In particular, the renowned lawyer cited cancel culture, censorship on social media platforms and the rise of activists who manage to block speakers as evidence that the left in the United States does not respect free expression.

"They literally equate words with violence. So if you are expressing any kind of opinions that they disagree with [they argue that] you don't have a First Amendment right to engage in that kind of speech because it suppresses minorities and others," von Spakovsky explained.

The Epoch Times cited a case that generated controversy in March when the Stanford chapter of the Federalist Society invited 5th Circuit Court of Appeals Judge Kyle Duncan to speak on campus.

"While he tried to deliver his speech, a mob of about 100 students heckled and shouted him down while faculty members did nothing. And some encouraged the students. Judge Duncan asked for an administrator to address the hecklers," the newspaper read. "Instead, Tirien Steinbach, Stanford Law School's associate dean for diversity, equity, and inclusion, took to the podium, scolding the conservative judge for the 'harm' he inflicted with his rulings."
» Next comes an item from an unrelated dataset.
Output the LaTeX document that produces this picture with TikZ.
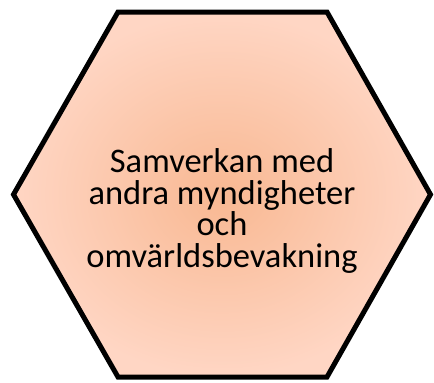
\documentclass[tikz,border=0pt]{standalone}
\usepackage{fontspec}
\setmainfont{Carlito}
\usepackage{xcolor}
\definecolor{hexinner}{RGB}{248, 184, 146}
\definecolor{hexouter}{RGB}{255, 214, 196}
\usepackage{tikz}
\usetikzlibrary{positioning}

\begin{document}
\begin{tikzpicture}[x=1pt, y=-1pt,
        hexbox/.style={draw=black, line width=5pt, line join=miter, inner color=hexinner, outer color=hexouter},
        labeltext/.style={align=center, inner sep=0pt, font=\fontsize{34.5}{31.8}\selectfont}]
        \useasboundingbox (0,0) rectangle (434,383);

        \shade [hexbox] (118,12) -- (327,12) -- (430.5,194.5) -- (327,377) -- (118,377) -- (13.5,194.5) -- cycle;

        \node [labeltext] (samverkan) at (222,211) {Samverkan med\\andra myndigheter\\och\\omvärldsbevakning};
    \end{tikzpicture}
\end{document}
The bigotry against Duncan was because, in 2020, the judge refused to allow an inmate convicted of possessing child pornography, who identified as transgender, to change his pronouns to female.

The judge eventually had to be escorted out of the facility due to the riots.

For conservative lawyers, this practice, in addition to the central idea of abandoning respect for the Constitution, represents a threat to freedom never seen before in the United States.